■ PROBLEM: Up to and including the line with "(sa) at (358,215)", write out the listing from its first line, minus the pictures.

■ SUPPLIED DATA:
============

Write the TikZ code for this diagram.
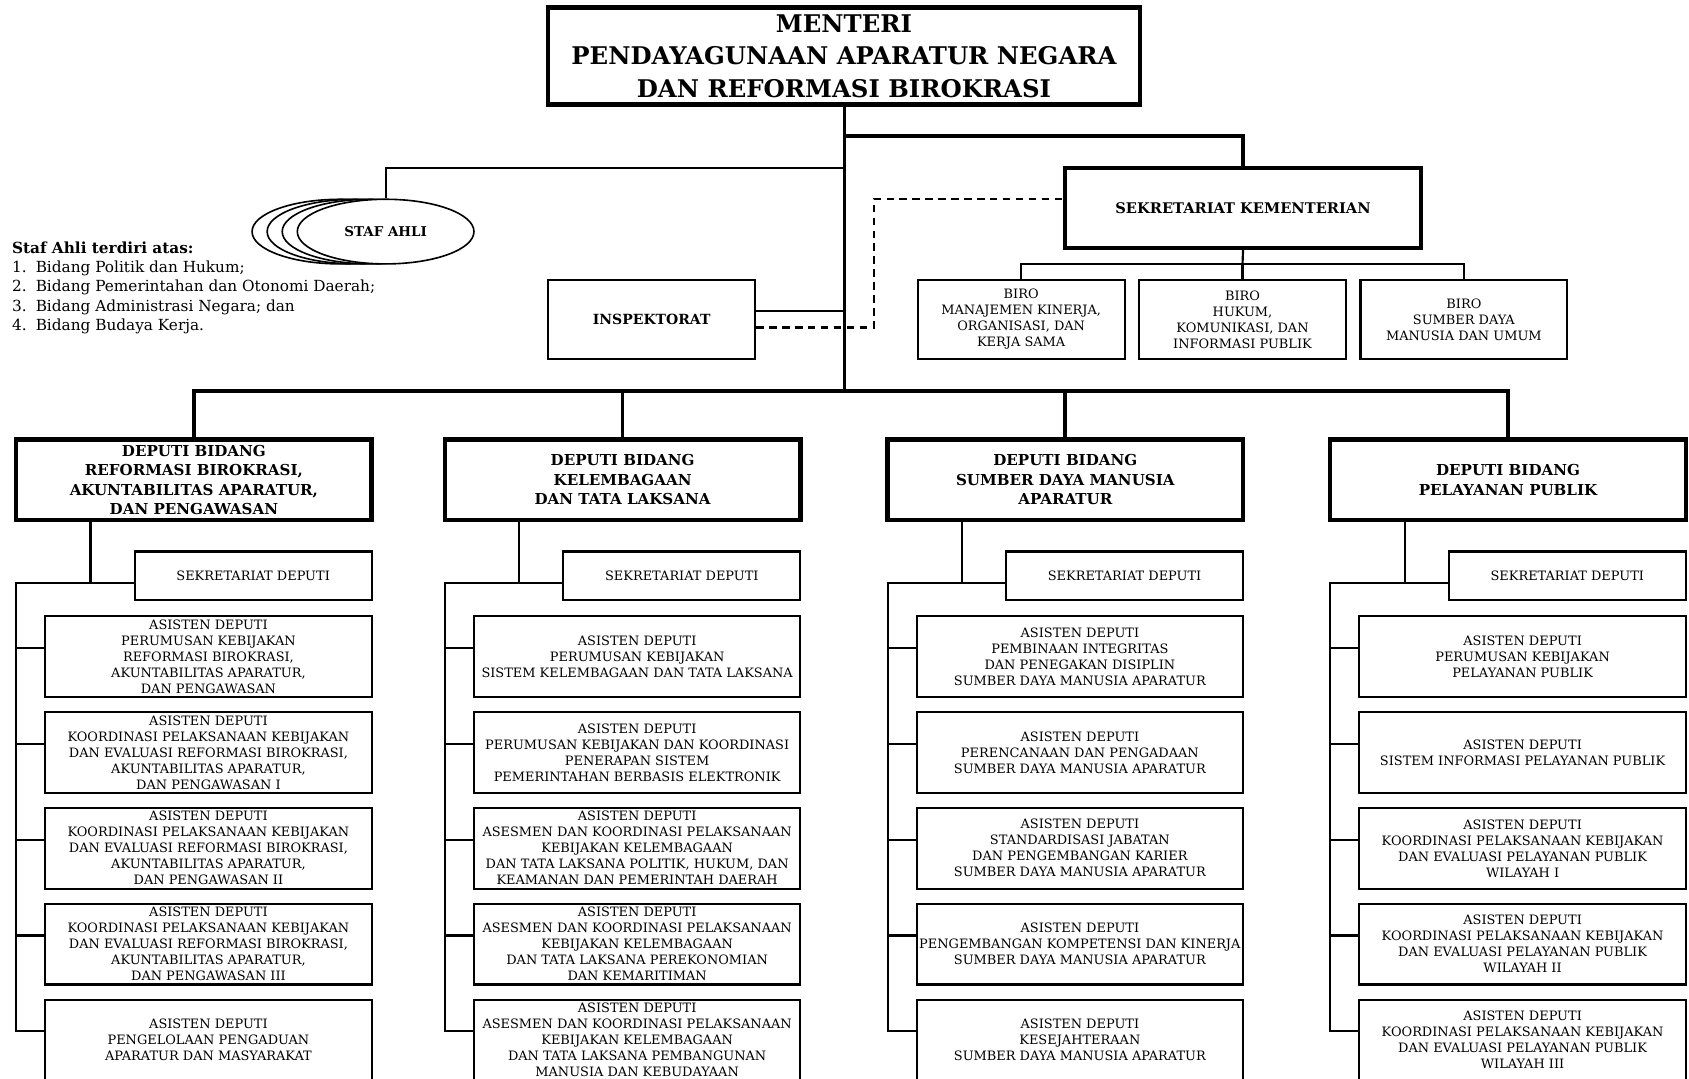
\documentclass[tikz,border=0pt]{standalone}
\usepackage{fontspec}
\setmainfont{DejaVu Serif}
\usetikzlibrary{shapes.geometric}
\tikzset{
  bigbox/.style={draw, line width=4pt, inner sep=0pt, align=center, font=\bfseries\fontsize{14}{18}\selectfont},
  midbox/.style={draw, line width=2pt, inner sep=0pt, align=center, font=\bfseries\fontsize{13}{16}\selectfont},
  smallbox/.style={draw, line width=2pt, inner sep=0pt, align=center, font=\fontsize{12}{14.85}\selectfont},
  stafell/.style={draw, ellipse, line width=1.5pt, fill=white, inner sep=0pt, minimum width=164pt, minimum height=60pt},
  trunk/.style={line width=3.5pt},
  thinline/.style={line width=2pt},
  dashline/.style={line width=2pt, dash pattern=on 7pt off 5pt},
}
\newcommand\asbox[4]{\node[smallbox, minimum width=303pt, minimum height=75pt] (#1) at (#2,#3) {#4};}
\begin{document}
\begin{tikzpicture}[x=1pt,y=-1pt]
\useasboundingbox (0,0) rectangle (1568,1001);
\clip (0,0) rectangle (1568,1001);

% top
\node[bigbox, minimum width=549pt, minimum height=90pt, font=\bfseries\fontsize{22.6}{30}\selectfont] (men) at (783.5,52)
  {MENTERI\\PENDAYAGUNAAN APARATUR NEGARA\\DAN REFORMASI BIROKRASI};
\node[bigbox, minimum width=330pt, minimum height=74pt, font=\bfseries\fontsize{13.6}{16}\selectfont] (sek) at (1154,193) {SEKRETARIAT KEMENTERIAN};
\node[midbox, minimum width=192pt, minimum height=73pt] (insp) at (605,296.5) {INSPEKTORAT};

\node[smallbox, minimum width=192pt, minimum height=73pt] (b1) at (948,296.5) {BIRO\\MANAJEMEN KINERJA,\\ORGANISASI, DAN\\KERJA SAMA};
\node[smallbox, minimum width=192pt, minimum height=73pt] (b2) at (1153.5,296.5) {BIRO\\HUKUM,\\KOMUNIKASI, DAN\\INFORMASI PUBLIK};
\node[smallbox, minimum width=192pt, minimum height=73pt] (b3) at (1359,296.5) {BIRO\\SUMBER DAYA\\MANUSIA DAN UMUM};

% staf ahli
\node[stafell] (sa3) at (316,215) {};
\node[stafell] (sa2) at (330,215) {};
\node[stafell] (sa1) at (344,215) {};
\node[stafell, font=\bfseries\fontsize{12.5}{15}\selectfont] (sa) at (358,215) {STAF AHLI};

\node[anchor=north west, inner sep=0pt, align=left, font=\fontsize{14.2}{17.75}\selectfont] (list) at (11,224.5)
 {\textbf{Staf Ahli terdiri atas:}\\
  \makebox[22pt][l]{1.}Bidang Politik dan Hukum;\\
  \makebox[22pt][l]{2.}Bidang Pemerintahan dan Otonomi Daerah;\\
  \makebox[22pt][l]{3.}Bidang Administrasi Negara; dan\\
  \makebox[22pt][l]{4.}Bidang Budaya Kerja.};

% deputi
\node[bigbox, minimum width=330pt, minimum height=75pt] (d1) at (180,445.5) {DEPUTI BIDANG\\REFORMASI BIROKRASI,\\AKUNTABILITAS APARATUR,\\DAN PENGAWASAN};
\node[bigbox, minimum width=330pt, minimum height=75pt] (d2) at (578,445.5) {DEPUTI BIDANG\\KELEMBAGAAN\\DAN TATA LAKSANA};
\node[bigbox, minimum width=330pt, minimum height=75pt] (d3) at (989,445.5) {DEPUTI BIDANG\\SUMBER DAYA MANUSIA\\APARATUR};
\node[bigbox, minimum width=330pt, minimum height=75pt] (d4) at (1400,445.5) {DEPUTI BIDANG\\PELAYANAN PUBLIK};

% sekretariat deputi
\foreach \c/\L in {1/15,2/413,3/824,4/1235}{
  \node[smallbox, minimum width=220pt, minimum height=45pt] (sd\c) at (\L+220,534.5) {SEKRETARIAT DEPUTI};
}

% column 1
\asbox{a1-1}{193.5}{609.5}{ASISTEN DEPUTI\\PERUMUSAN KEBIJAKAN\\REFORMASI BIROKRASI,\\AKUNTABILITAS APARATUR,\\DAN PENGAWASAN}
\asbox{a1-2}{193.5}{698.5}{ASISTEN DEPUTI\\KOORDINASI PELAKSANAAN KEBIJAKAN\\DAN EVALUASI REFORMASI BIROKRASI,\\AKUNTABILITAS APARATUR,\\DAN PENGAWASAN I}
\asbox{a1-3}{193.5}{787.5}{ASISTEN DEPUTI\\KOORDINASI PELAKSANAAN KEBIJAKAN\\DAN EVALUASI REFORMASI BIROKRASI,\\AKUNTABILITAS APARATUR,\\DAN PENGAWASAN II}
\asbox{a1-4}{193.5}{876.5}{ASISTEN DEPUTI\\KOORDINASI PELAKSANAAN KEBIJAKAN\\DAN EVALUASI REFORMASI BIROKRASI,\\AKUNTABILITAS APARATUR,\\DAN PENGAWASAN III}
\asbox{a1-5}{193.5}{965.5}{ASISTEN DEPUTI\\PENGELOLAAN PENGADUAN\\APARATUR DAN MASYARAKAT}
% column 2
\asbox{a2-1}{591.5}{609.5}{ASISTEN DEPUTI\\PERUMUSAN KEBIJAKAN\\SISTEM KELEMBAGAAN DAN TATA LAKSANA}
\asbox{a2-2}{591.5}{698.5}{ASISTEN DEPUTI\\PERUMUSAN KEBIJAKAN DAN KOORDINASI\\PENERAPAN SISTEM\\PEMERINTAHAN BERBASIS ELEKTRONIK}
\asbox{a2-3}{591.5}{787.5}{ASISTEN DEPUTI\\ASESMEN DAN KOORDINASI PELAKSANAAN\\KEBIJAKAN KELEMBAGAAN\\DAN TATA LAKSANA POLITIK, HUKUM, DAN\\KEAMANAN DAN PEMERINTAH DAERAH}
\asbox{a2-4}{591.5}{876.5}{ASISTEN DEPUTI\\ASESMEN DAN KOORDINASI PELAKSANAAN\\KEBIJAKAN KELEMBAGAAN\\DAN TATA LAKSANA PEREKONOMIAN\\DAN KEMARITIMAN}
\asbox{a2-5}{591.5}{965.5}{ASISTEN DEPUTI\\ASESMEN DAN KOORDINASI PELAKSANAAN\\KEBIJAKAN KELEMBAGAAN\\DAN TATA LAKSANA PEMBANGUNAN\\MANUSIA DAN KEBUDAYAAN}
% column 3
\asbox{a3-1}{1002.5}{609.5}{ASISTEN DEPUTI\\PEMBINAAN INTEGRITAS\\DAN PENEGAKAN DISIPLIN\\SUMBER DAYA MANUSIA APARATUR}
\asbox{a3-2}{1002.5}{698.5}{ASISTEN DEPUTI\\PERENCANAAN DAN PENGADAAN\\SUMBER DAYA MANUSIA APARATUR}
\asbox{a3-3}{1002.5}{787.5}{ASISTEN DEPUTI\\STANDARDISASI JABATAN\\DAN PENGEMBANGAN KARIER\\SUMBER DAYA MANUSIA APARATUR}
\asbox{a3-4}{1002.5}{876.5}{ASISTEN DEPUTI\\PENGEMBANGAN KOMPETENSI DAN KINERJA\\SUMBER DAYA MANUSIA APARATUR}
\asbox{a3-5}{1002.5}{965.5}{ASISTEN DEPUTI\\KESEJAHTERAAN\\SUMBER DAYA MANUSIA APARATUR}
% column 4
\asbox{a4-1}{1413.5}{609.5}{ASISTEN DEPUTI\\PERUMUSAN KEBIJAKAN\\PELAYANAN PUBLIK}
\asbox{a4-2}{1413.5}{698.5}{ASISTEN DEPUTI\\SISTEM INFORMASI PELAYANAN PUBLIK}
\asbox{a4-3}{1413.5}{787.5}{ASISTEN DEPUTI\\KOORDINASI PELAKSANAAN KEBIJAKAN\\DAN EVALUASI PELAYANAN PUBLIK\\WILAYAH I}
\asbox{a4-4}{1413.5}{876.5}{ASISTEN DEPUTI\\KOORDINASI PELAKSANAAN KEBIJAKAN\\DAN EVALUASI PELAYANAN PUBLIK\\WILAYAH II}
\asbox{a4-5}{1413.5}{965.5}{ASISTEN DEPUTI\\KOORDINASI PELAKSANAAN KEBIJAKAN\\DAN EVALUASI PELAYANAN PUBLIK\\WILAYAH III}

% connectors top
\coordinate (bar) at (784,363);
\coordinate (j1) at (784,126);
\coordinate (j2) at (784,156);
\coordinate (bj) at (1153.5,245);
\coordinate (ij) at (784,289);
\coordinate (dj) at (811,304);
\draw[trunk] (men.south -| bar) -- (bar);
\draw[trunk] (j1) -| (sek.north);
\draw[thinline] (j2) -| (sa.north);
\draw[thinline] (sek.south) -- (bj);
\draw[thinline] (b1.north) |- (bj) -| (b3.north);
\draw[thinline] (b2.north) -- (bj);
\draw[thinline] (insp.east |- ij) -- (ij);
\draw[dashline] (insp.east |- dj) -- (dj) |- ([yshift=8pt]sek.west);
\draw[trunk] (d1.north) |- (bar) -| (d4.north);
\draw[trunk] (d2.north) -- (d2.north |- bar);
\draw[trunk] (d3.north) -- (d3.north |- bar);

% columns
\foreach \c/\L in {1/15,2/413,3/824,4/1235}{
  \coordinate (sp\c) at (\L,541.5);
  \coordinate (vt\c) at (\L+69,541.5);
  \draw[thinline] (d\c.south -| vt\c) -- (vt\c);
  \draw[thinline] (sd\c.west |- sp\c) -- (sp\c) |- ([yshift=8pt]a\c-5.west);
  \foreach \k in {1,...,4} \draw[thinline] ([yshift=8pt]a\c-\k.west) -- ++(-27,0);
}
\end{tikzpicture}
\end{document}
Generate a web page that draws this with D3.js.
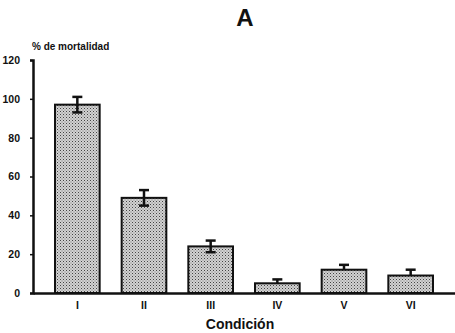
<!DOCTYPE html>
<html>
<head>
<meta charset="utf-8">
<script src="https://cdn.jsdelivr.net/npm/d3@7"></script>
<style>
    body { margin: 0; background: #fff; }
    svg text { font-family: "Liberation Sans", Arial, sans-serif; font-weight: bold; fill: #111; }
</style>
</head>
<body>
<div id="chart"></div>
<script>
(function () {

    'use strict';

    var categories = ['I', 'II', 'III', 'IV', 'V', 'VI'];
    var mortality = [97, 49, 24, 5, 12, 9];
    var errUp = [4, 4, 3, 2, 2.5, 3];
    var errDown = [4, 4, 3, 0, 0, 0];
    var yTicks = [0, 20, 40, 60, 80, 100, 120];

    var width = 455, height = 333;

    var svg = d3.select('#chart')
        .append('svg')
            .attr('width', width)
            .attr('height', height);

    // stipple pattern for the bars
    var defs = svg.append('defs');
    var pat = defs.append('pattern')
        .attr('id', 'dots')
        .attr('patternUnits', 'userSpaceOnUse')
        .attr('width', 3)
        .attr('height', 3);
    pat.append('rect').attr('width', 3).attr('height', 3).attr('fill', '#d2d2d2');
    pat.append('rect').attr('x', 0).attr('y', 0).attr('width', 1).attr('height', 1).attr('fill', '#444');
    pat.append('rect').attr('x', 1.5).attr('y', 1.5).attr('width', 1).attr('height', 1).attr('fill', '#777');

    var x = d3.scaleBand()
        .domain(categories)
        .range([33, 455])
        .paddingInner(0.33)
        .paddingOuter(0.33);

    var y = d3.scaleLinear()
        .domain([0, 120])
        .range([293, 60]);

    var cx = function (i) { return x(categories[i]) + x.bandwidth() / 2; };

    // bars
    svg.selectAll('rect.bar')
        .data(mortality)
        .enter()
        .append('rect')
            .attr('class', 'bar')
            .attr('x', function (d, i) { return x(categories[i]); })
            .attr('y', function (d) { return y(d); })
            .attr('width', x.bandwidth())
            .attr('height', function (d) { return y(0) - y(d); })
            .attr('fill', 'url(#dots)')
            .attr('stroke', '#111')
            .attr('stroke-width', 2);

    // error bars
    var eb = svg.selectAll('g.err')
        .data(mortality)
        .enter()
        .append('g')
            .attr('class', 'err');

    eb.append('line')
        .attr('x1', function (d, i) { return cx(i); })
        .attr('x2', function (d, i) { return cx(i); })
        .attr('y1', function (d, i) { return y(d + errUp[i]); })
        .attr('y2', function (d, i) { return y(d - errDown[i]); })
        .attr('stroke', '#111')
        .attr('stroke-width', 2.5);

    eb.append('line')
        .attr('x1', function (d, i) { return cx(i) - 5; })
        .attr('x2', function (d, i) { return cx(i) + 5; })
        .attr('y1', function (d, i) { return y(d + errUp[i]); })
        .attr('y2', function (d, i) { return y(d + errUp[i]); })
        .attr('stroke', '#111')
        .attr('stroke-width', 2.5);

    eb.append('line')
        .attr('x1', function (d, i) { return cx(i) - 5; })
        .attr('x2', function (d, i) { return cx(i) + 5; })
        .attr('y1', function (d, i) { return y(d - errDown[i]); })
        .attr('y2', function (d, i) { return y(d - errDown[i]); })
        .attr('stroke', '#111')
        .attr('stroke-width', 2.5)
        .style('display', function (d, i) { return errDown[i] > 0 ? null : 'none'; });

    // y axis
    var yAxis = d3.axisLeft(y)
        .tickValues(yTicks)
        .tickSize(3)
        .tickPadding(10);

    var yG = svg.append('g')
        .attr('transform', 'translate(33,0)')
        .call(yAxis);
    yG.select('.domain').attr('stroke', '#111').attr('stroke-width', 2.5);
    yG.selectAll('.tick line').attr('stroke', '#111').attr('stroke-width', 1.5);
    yG.selectAll('.tick text').attr('font-size', 10.5);

    // x axis
    var xAxis = d3.axisBottom(x)
        .tickSize(0)
        .tickPadding(9);

    var xG = svg.append('g')
        .attr('transform', 'translate(0,293)')
        .call(xAxis);
    xG.select('.domain').attr('stroke', '#111').attr('stroke-width', 2.5);
    xG.selectAll('.tick text').attr('font-size', 10.5);

    // texts
    svg.append('text')
        .attr('x', 245)
        .attr('y', 26)
        .attr('text-anchor', 'middle')
        .attr('font-size', 24)
        .text('A');

    svg.append('text')
        .attr('x', 32)
        .attr('y', 50)
        .attr('font-size', 10)
        .text('% de mortalidad');

    svg.append('text')
        .attr('x', 240)
        .attr('y', 329)
        .attr('text-anchor', 'middle')
        .attr('font-size', 14)
        .text('Condición');

}());
</script>
</body>
</html>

============

■ CORRECT OUTPUT:
Write the TikZ code for this diagram.
\documentclass[tikz,border=0pt]{standalone}
\usepackage{fontspec}
\setmainfont{DejaVu Serif}
\usetikzlibrary{shapes.geometric}
\tikzset{
  bigbox/.style={draw, line width=4pt, inner sep=0pt, align=center, font=\bfseries\fontsize{14}{18}\selectfont},
  midbox/.style={draw, line width=2pt, inner sep=0pt, align=center, font=\bfseries\fontsize{13}{16}\selectfont},
  smallbox/.style={draw, line width=2pt, inner sep=0pt, align=center, font=\fontsize{12}{14.85}\selectfont},
  stafell/.style={draw, ellipse, line width=1.5pt, fill=white, inner sep=0pt, minimum width=164pt, minimum height=60pt},
  trunk/.style={line width=3.5pt},
  thinline/.style={line width=2pt},
  dashline/.style={line width=2pt, dash pattern=on 7pt off 5pt},
}
\newcommand\asbox[4]{\node[smallbox, minimum width=303pt, minimum height=75pt] (#1) at (#2,#3) {#4};}
\begin{document}
\begin{tikzpicture}[x=1pt,y=-1pt]
\useasboundingbox (0,0) rectangle (1568,1001);
\clip (0,0) rectangle (1568,1001);

% top
\node[bigbox, minimum width=549pt, minimum height=90pt, font=\bfseries\fontsize{22.6}{30}\selectfont] (men) at (783.5,52)
  {MENTERI\\PENDAYAGUNAAN APARATUR NEGARA\\DAN REFORMASI BIROKRASI};
\node[bigbox, minimum width=330pt, minimum height=74pt, font=\bfseries\fontsize{13.6}{16}\selectfont] (sek) at (1154,193) {SEKRETARIAT KEMENTERIAN};
\node[midbox, minimum width=192pt, minimum height=73pt] (insp) at (605,296.5) {INSPEKTORAT};

\node[smallbox, minimum width=192pt, minimum height=73pt] (b1) at (948,296.5) {BIRO\\MANAJEMEN KINERJA,\\ORGANISASI, DAN\\KERJA SAMA};
\node[smallbox, minimum width=192pt, minimum height=73pt] (b2) at (1153.5,296.5) {BIRO\\HUKUM,\\KOMUNIKASI, DAN\\INFORMASI PUBLIK};
\node[smallbox, minimum width=192pt, minimum height=73pt] (b3) at (1359,296.5) {BIRO\\SUMBER DAYA\\MANUSIA DAN UMUM};

% staf ahli
\node[stafell] (sa3) at (316,215) {};
\node[stafell] (sa2) at (330,215) {};
\node[stafell] (sa1) at (344,215) {};
\node[stafell, font=\bfseries\fontsize{12.5}{15}\selectfont] (sa) at (358,215) {STAF AHLI};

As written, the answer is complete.